## The request
Return only the lines from the top of the data down to the one that holds "import plotly.graph_objects as go", both included, without any pictures.

## Material provided
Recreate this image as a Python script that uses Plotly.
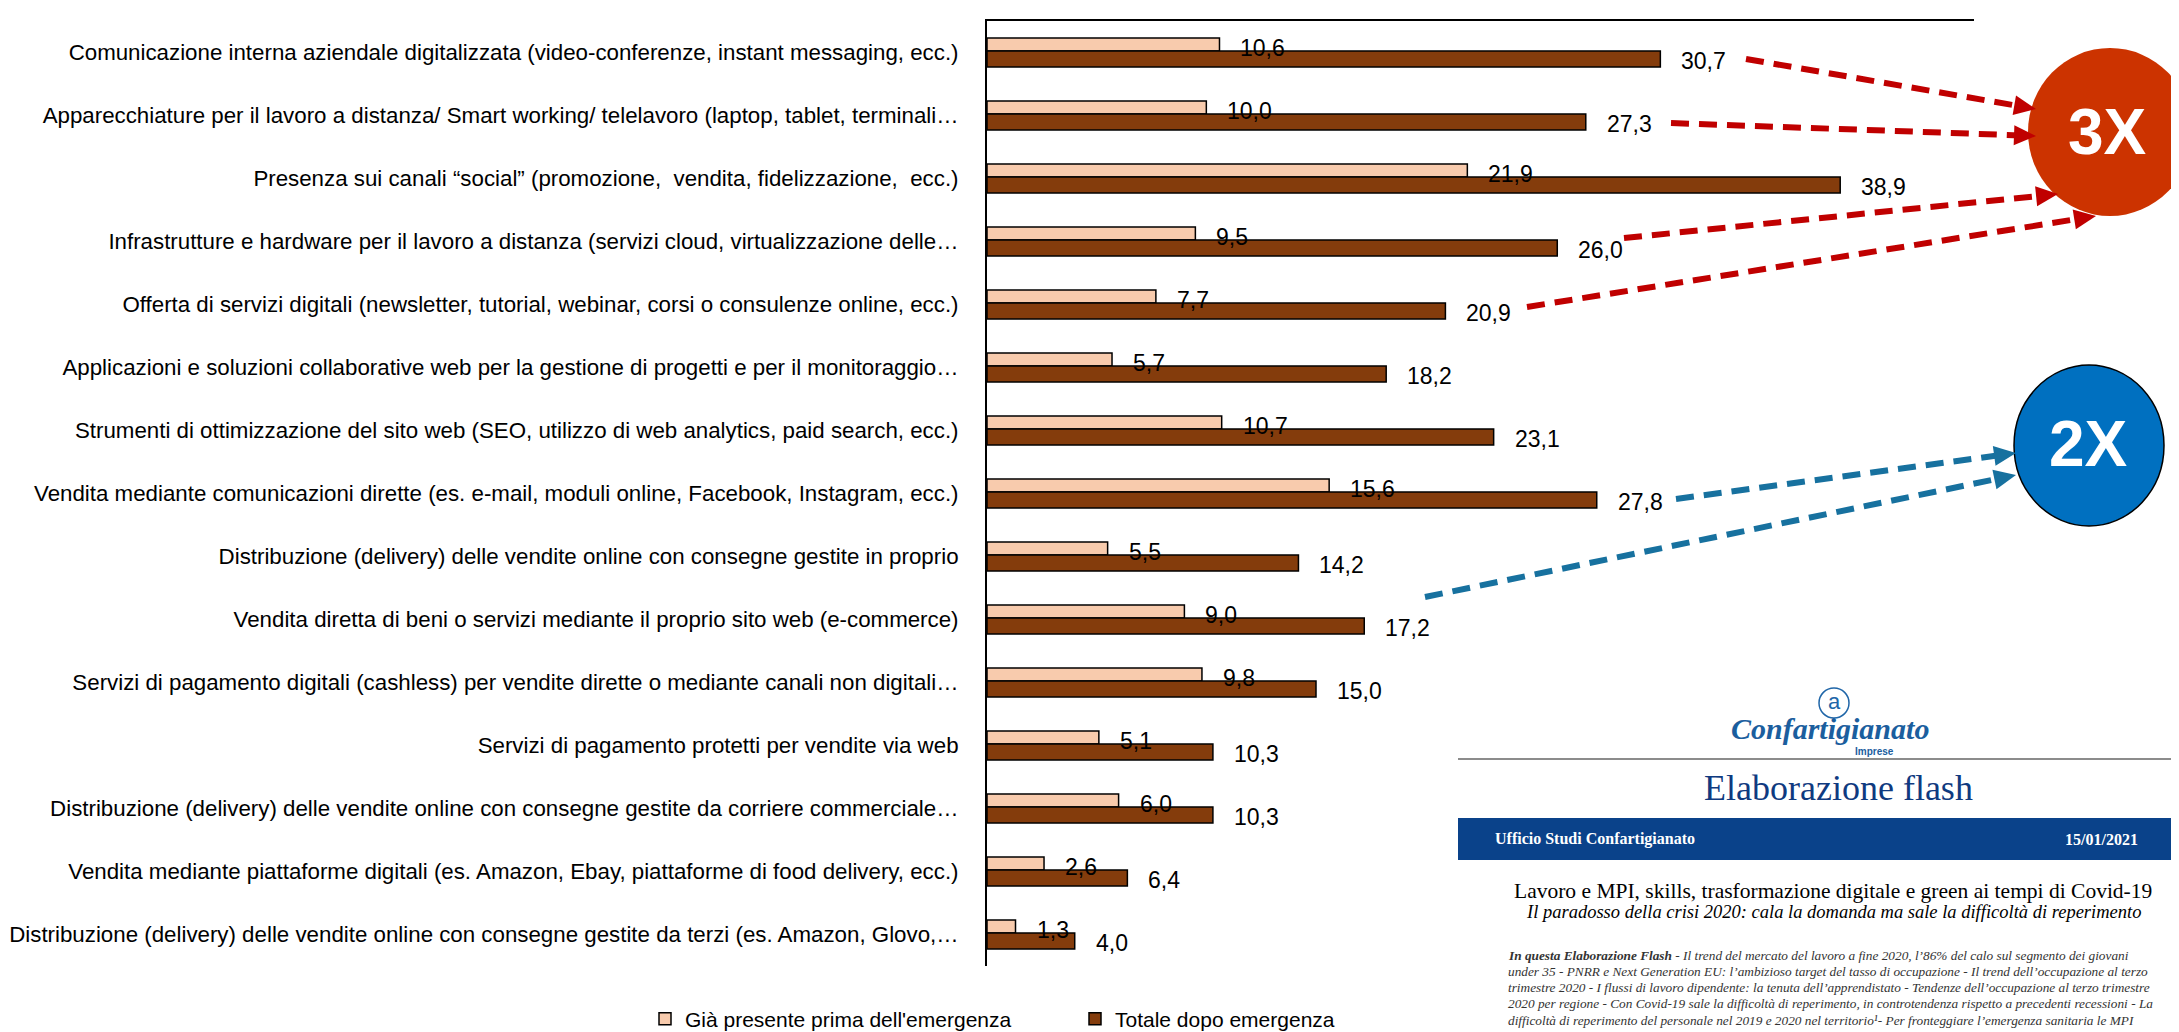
import math
import plotly.graph_objects as go

categories = [
    "Comunicazione interna aziendale digitalizzata (video-conferenze, instant messaging, ecc.)",
    "Apparecchiature per il lavoro a distanza/ Smart working/ telelavoro (laptop, tablet, terminali…",
    "Presenza sui canali “social” (promozione,  vendita, fidelizzazione,  ecc.)",
    "Infrastrutture e hardware per il lavoro a distanza (servizi cloud, virtualizzazione delle…",
    "Offerta di servizi digitali (newsletter, tutorial, webinar, corsi o consulenze online, ecc.)",
    "Applicazioni e soluzioni collaborative web per la gestione di progetti e per il monitoraggio…",
    "Strumenti di ottimizzazione del sito web (SEO, utilizzo di web analytics, paid search, ecc.)",
    "Vendita mediante comunicazioni dirette (es. e-mail, moduli online, Facebook, Instagram, ecc.)",
    "Distribuzione (delivery) delle vendite online con consegne gestite in proprio",
    "Vendita diretta di beni o servizi mediante il proprio sito web (e-commerce)",
    "Servizi di pagamento digitali (cashless) per vendite dirette o mediante canali non digitali…",
    "Servizi di pagamento protetti per vendite via web",
    "Distribuzione (delivery) delle vendite online con consegne gestite da corriere commerciale…",
    "Vendita mediante piattaforme digitali (es. Amazon, Ebay, piattaforme di food delivery, ecc.)",
    "Distribuzione (delivery) delle vendite online con consegne gestite da terzi (es. Amazon, Glovo,…",
]
before = [10.6, 10.0, 21.9, 9.5, 7.7, 5.7, 10.7, 15.6, 5.5, 9.0, 9.8, 5.1, 6.0, 2.6, 1.3]
after = [30.7, 27.3, 38.9, 26.0, 20.9, 18.2, 23.1, 27.8, 14.2, 17.2, 15.0, 10.3, 10.3, 6.4, 4.0]
series_names = ["Già presente prima dell'emergenza", "Totale dopo emergenza"]

W, H = 2179, 1032
L, R, T, B = 979, 1966, 13, 958
PW, PH = R - L, B - T

NARROW = "Liberation Sans Narrow, Arial Narrow, Liberation Sans, Arial, sans-serif"
SERIF = "Liberation Serif, Times New Roman, serif"


def P(px, py):
    return (px - L) / PW, (B - py) / PH


pos = list(range(len(categories)))
fig = go.Figure()
fig.add_trace(go.Bar(
    x=before, y=pos, orientation="h", offset=-0.23, width=0.206,
    marker=dict(color="#F8CBAD", line=dict(color="black", width=1.5)),
    name=series_names[0], legend="legend", hoverinfo="x",
))
fig.add_trace(go.Bar(
    x=after, y=pos, orientation="h", offset=-0.024, width=0.254,
    marker=dict(color="#843C0C", line=dict(color="black", width=1.5)),
    name=series_names[1], legend="legend2", hoverinfo="x",
))

annotations = []
shapes = []


def fmt(v):
    return f"{v:.1f}".replace(".", ",")


for i, (b, a) in enumerate(zip(before, after)):
    annotations.append(dict(x=b, y=i - 0.127, xref="x", yref="y", text=fmt(b), showarrow=False,
                            xanchor="left", yanchor="middle", xshift=19, yshift=-3,
                            font=dict(family=NARROW, size=23, color="black")))
    annotations.append(dict(x=a, y=i + 0.103, xref="x", yref="y", text=fmt(a), showarrow=False,
                            xanchor="left", yanchor="middle", xshift=19, yshift=-2,
                            font=dict(family=NARROW, size=23, color="black")))


def add_text(px, py, text, size, color, family, xanchor="center", yanchor="middle"):
    x, y = P(px, py)
    annotations.append(dict(x=x, y=y, xref="paper", yref="paper", text=text, showarrow=False,
                            xanchor=xanchor, yanchor=yanchor,
                            font=dict(family=family, size=size, color=color)))


def add_rect(x0, y0, x1, y1, fill, line_color=None, line_width=0, kind="rect"):
    a0, b0 = P(x0, y0)
    a1, b1 = P(x1, y1)
    shapes.append(dict(type=kind, xref="paper", yref="paper", x0=a0, y0=b1, x1=a1, y1=b0,
                       fillcolor=fill, line=dict(color=line_color or fill, width=line_width),
                       layer="above"))


def add_arrow(x0, y0, x1, y1, color):
    dx, dy = x1 - x0, y1 - y0
    d = math.hypot(dx, dy)
    ux, uy = dx / d, dy / d
    ex, ey = x1 - 16 * ux, y1 - 16 * uy
    a0, b0 = P(x0, y0)
    a1, b1 = P(ex, ey)
    shapes.append(dict(type="line", xref="paper", yref="paper", x0=a0, y0=b0, x1=a1, y1=b1,
                       line=dict(color=color, width=6, dash="18px,10px"), layer="above"))
    bx, by = x1 - 22 * ux, y1 - 22 * uy
    px_, py_ = -uy, ux
    pts = [(x1, y1), (bx + 10 * px_, by + 10 * py_), (bx - 10 * px_, by - 10 * py_)]
    pp = [P(*p) for p in pts]
    path = "M{},{} L{},{} L{},{} Z".format(pp[0][0], pp[0][1], pp[1][0], pp[1][1], pp[2][0], pp[2][1])
    shapes.append(dict(type="path", xref="paper", yref="paper", path=path,
                       fillcolor=color, line=dict(color=color, width=0), layer="above"))


# Circles
add_rect(2020, 40, 2184, 208, "#CC3300", kind="circle")
add_rect(2006, 357, 2156, 518, "#0070C0", line_color="black", line_width=1.5, kind="circle")
add_text(2099, 124, "<b>3X</b>", 64, "white", NARROW)
add_text(2080, 436, "<b>2X</b>", 64, "white", NARROW)

RED = "#C00000"
BLUE = "#17719F"
for (x0, y0, x1, y1) in [(1738, 51, 2028, 101), (1663, 115, 2028, 128),
                         (1616, 230, 2050, 186), (1519, 299, 2088, 208)]:
    add_arrow(x0, y0, x1, y1, RED)
for (x0, y0, x1, y1) in [(1668, 491, 2008, 445), (1417, 589, 2008, 467)]:
    add_arrow(x0, y0, x1, y1, BLUE)

# Document excerpt
dy = -6
add_rect(1811, 686 + dy, 1841, 716 + dy, "rgba(0,0,0,0)", line_color="#2066A8", line_width=1.5, kind="circle")
add_text(1826, 699 + dy, "a", 22, "#2066A8", "Liberation Sans, sans-serif")
add_text(1822, 726 + dy, "<b><i>Confartigianato</i></b>", 30, "#1B5E9E", SERIF)
add_text(1866, 749 + dy, "<b>Imprese</b>", 10, "#1B5E9E", "Liberation Sans, sans-serif")
g0 = P(1450, 757 + dy)
g1 = P(2179, 757 + dy)
shapes.append(dict(type="line", xref="paper", yref="paper", x0=g0[0], y0=g0[1], x1=g1[0], y1=g1[1],
                   line=dict(color="#8c8c8c", width=2), layer="above"))
add_text(1830, 786 + dy, "Elaborazione flash", 36, "#0F3A80", SERIF)
add_rect(1450, 816 + dy, 2185, 858 + dy, "#0A428A")
add_text(1485, 837 + dy, "<b>Ufficio Studi Confartigianato</b>", 16, "white", SERIF, xanchor="left")
add_text(2132, 837 + dy, "<b>15/01/2021</b>", 16, "white", SERIF, xanchor="right")
add_text(1825, 889 + dy, "Lavoro e MPI, skills, trasformazione digitale e green ai tempi di Covid-19", 21.5, "#000000", SERIF)
add_text(1825, 910 + dy, "<i>Il paradosso della crisi 2020: cala la domanda ma sale la difficoltà di reperimento</i>", 18.5, "#000000", SERIF)
para = [
    "<b>In questa Elaborazione Flash</b> - Il trend del mercato del lavoro a fine 2020, l’86% del calo sul segmento dei giovani",
    "under 35 - PNRR e Next Generation EU: l’ambizioso target del tasso di occupazione - Il trend dell’occupazione al terzo",
    "trimestre 2020 - I flussi di lavoro dipendente: la tenuta dell’apprendistato - Tendenze dell’occupazione al terzo trimestre",
    "2020 per regione - Con Covid-19 sale la difficoltà di reperimento, in controtendenza rispetto a precedenti recessioni - La",
    "difficoltà di reperimento del personale nel 2019 e 2020 nel territorio¹- Per fronteggiare l’emergenza sanitaria le MPI",
    "intensificano l’utilizzo delle tecnologie digitali - Recupero post crisi più intenso per imprese più coinvolte dalla digital",
]
for k, line in enumerate(para):
    add_text(1498, 947 + k * 16.3, "<i>" + line + "</i>", 13.3, "#333333", SERIF, xanchor="left")

lx1, ly = P(637, 1011)
lx2, _ = P(1067, 1011)

fig.update_layout(
    width=W, height=H,
    margin=dict(l=L, r=W - R, t=T, b=H - B, autoexpand=False),
    paper_bgcolor="white", plot_bgcolor="white",
    barmode="overlay",
    showlegend=True,
    legend=dict(x=lx1, y=ly, xanchor="left", yanchor="middle", orientation="h",
                font=dict(family=NARROW, size=21, color="black"), bgcolor="rgba(0,0,0,0)"),
    legend2=dict(x=lx2, y=ly, xanchor="left", yanchor="middle", orientation="h",
                 font=dict(family=NARROW, size=21, color="black"), bgcolor="rgba(0,0,0,0)"),
    xaxis=dict(range=[0, 45], side="top", showline=True, linecolor="black", linewidth=2,
               showticklabels=False, ticks="", showgrid=False, zeroline=False, fixedrange=True),
    yaxis=dict(range=[len(categories) - 0.5, -0.5], tickmode="array", tickvals=pos, ticktext=categories,
               showline=True, linecolor="black", linewidth=2, ticks="", showgrid=False, zeroline=False,
               automargin=False, ticklabelstandoff=22,
               tickfont=dict(family=NARROW, size=22.3, color="black")),
    annotations=annotations,
    shapes=shapes,
)

fig.write_html("out.html")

## Correct output
Recreate this image as a Python script that uses Plotly.
import math
import plotly.graph_objects as go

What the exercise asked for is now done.